> Stored data
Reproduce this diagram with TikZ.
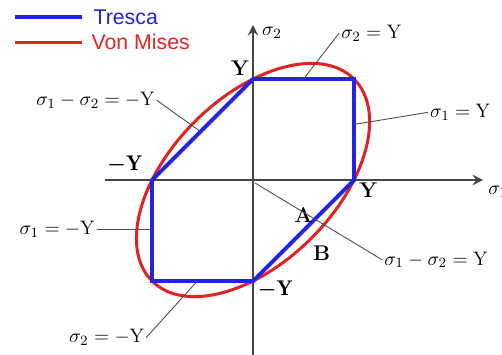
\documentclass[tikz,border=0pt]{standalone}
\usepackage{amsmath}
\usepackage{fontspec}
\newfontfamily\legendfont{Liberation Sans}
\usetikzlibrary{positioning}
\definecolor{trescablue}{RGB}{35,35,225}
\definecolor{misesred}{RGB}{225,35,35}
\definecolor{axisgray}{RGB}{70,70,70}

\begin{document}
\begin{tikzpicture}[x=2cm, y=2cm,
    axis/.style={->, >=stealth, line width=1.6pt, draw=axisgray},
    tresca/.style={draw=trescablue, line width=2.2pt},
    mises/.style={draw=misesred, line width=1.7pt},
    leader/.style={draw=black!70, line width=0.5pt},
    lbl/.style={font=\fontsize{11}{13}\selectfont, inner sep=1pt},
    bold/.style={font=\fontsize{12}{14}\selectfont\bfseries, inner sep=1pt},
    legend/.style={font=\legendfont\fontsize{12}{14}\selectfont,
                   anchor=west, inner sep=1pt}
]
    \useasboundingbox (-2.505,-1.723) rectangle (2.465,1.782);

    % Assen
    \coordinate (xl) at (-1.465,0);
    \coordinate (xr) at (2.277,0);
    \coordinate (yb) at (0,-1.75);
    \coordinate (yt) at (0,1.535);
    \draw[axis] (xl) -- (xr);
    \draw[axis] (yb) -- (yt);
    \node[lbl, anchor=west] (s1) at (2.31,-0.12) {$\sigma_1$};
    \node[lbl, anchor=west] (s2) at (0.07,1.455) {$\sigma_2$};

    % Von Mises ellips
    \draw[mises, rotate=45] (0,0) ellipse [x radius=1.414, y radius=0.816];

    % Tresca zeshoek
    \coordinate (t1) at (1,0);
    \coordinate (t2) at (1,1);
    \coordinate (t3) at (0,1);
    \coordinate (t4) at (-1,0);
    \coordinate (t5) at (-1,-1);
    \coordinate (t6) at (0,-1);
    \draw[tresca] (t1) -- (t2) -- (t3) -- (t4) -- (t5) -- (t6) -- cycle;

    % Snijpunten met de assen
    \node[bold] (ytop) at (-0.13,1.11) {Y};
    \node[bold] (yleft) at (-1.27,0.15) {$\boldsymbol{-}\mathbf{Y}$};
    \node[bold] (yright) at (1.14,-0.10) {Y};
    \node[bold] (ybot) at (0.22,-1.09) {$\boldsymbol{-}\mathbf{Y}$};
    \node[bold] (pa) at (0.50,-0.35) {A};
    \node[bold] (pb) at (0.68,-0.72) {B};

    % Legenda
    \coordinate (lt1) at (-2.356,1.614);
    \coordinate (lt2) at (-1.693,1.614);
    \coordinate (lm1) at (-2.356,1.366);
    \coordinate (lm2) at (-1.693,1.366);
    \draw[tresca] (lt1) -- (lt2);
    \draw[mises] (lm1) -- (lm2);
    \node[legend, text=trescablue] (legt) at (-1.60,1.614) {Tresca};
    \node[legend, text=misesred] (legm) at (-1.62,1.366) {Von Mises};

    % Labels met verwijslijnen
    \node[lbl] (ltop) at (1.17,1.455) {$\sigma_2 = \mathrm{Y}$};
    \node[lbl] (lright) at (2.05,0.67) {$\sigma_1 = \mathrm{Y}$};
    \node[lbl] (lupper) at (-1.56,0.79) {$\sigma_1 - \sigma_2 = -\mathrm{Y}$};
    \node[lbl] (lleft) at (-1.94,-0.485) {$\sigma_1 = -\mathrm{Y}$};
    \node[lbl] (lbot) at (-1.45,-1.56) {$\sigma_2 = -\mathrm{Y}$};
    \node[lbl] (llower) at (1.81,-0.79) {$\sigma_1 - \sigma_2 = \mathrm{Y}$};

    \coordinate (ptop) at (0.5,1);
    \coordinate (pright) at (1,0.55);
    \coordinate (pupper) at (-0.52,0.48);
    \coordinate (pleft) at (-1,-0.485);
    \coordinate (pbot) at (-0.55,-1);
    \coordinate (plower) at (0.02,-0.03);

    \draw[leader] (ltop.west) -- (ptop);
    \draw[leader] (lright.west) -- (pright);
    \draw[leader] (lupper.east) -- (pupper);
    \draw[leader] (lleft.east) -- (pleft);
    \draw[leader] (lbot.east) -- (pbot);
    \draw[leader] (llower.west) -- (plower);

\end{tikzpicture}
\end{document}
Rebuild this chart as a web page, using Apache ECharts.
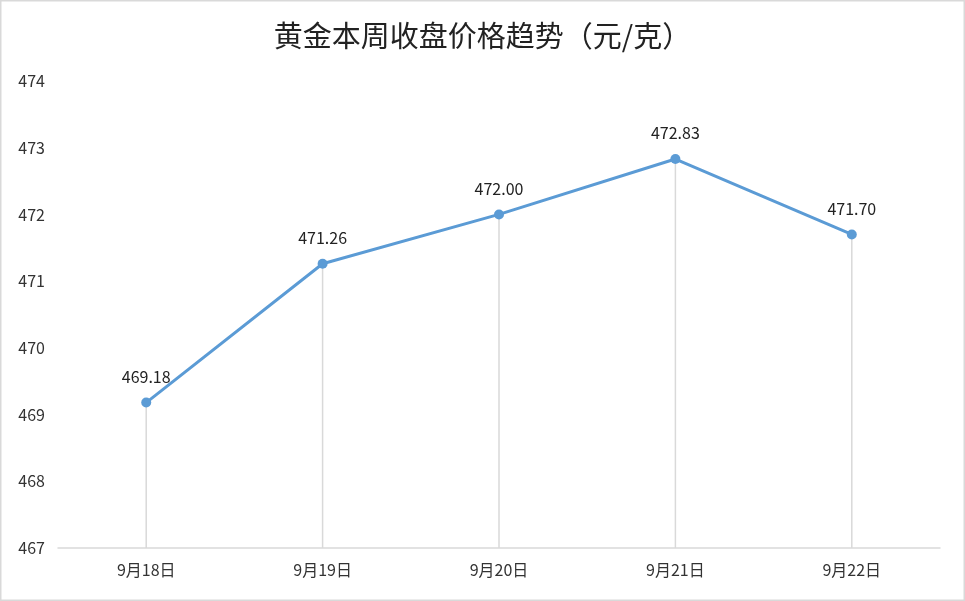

> Goal
Go through the records above and copy every line with the word "this".

> Response below
Reproduce this diagram with TikZ.
Rebuild this chart as a web page, using Apache ECharts.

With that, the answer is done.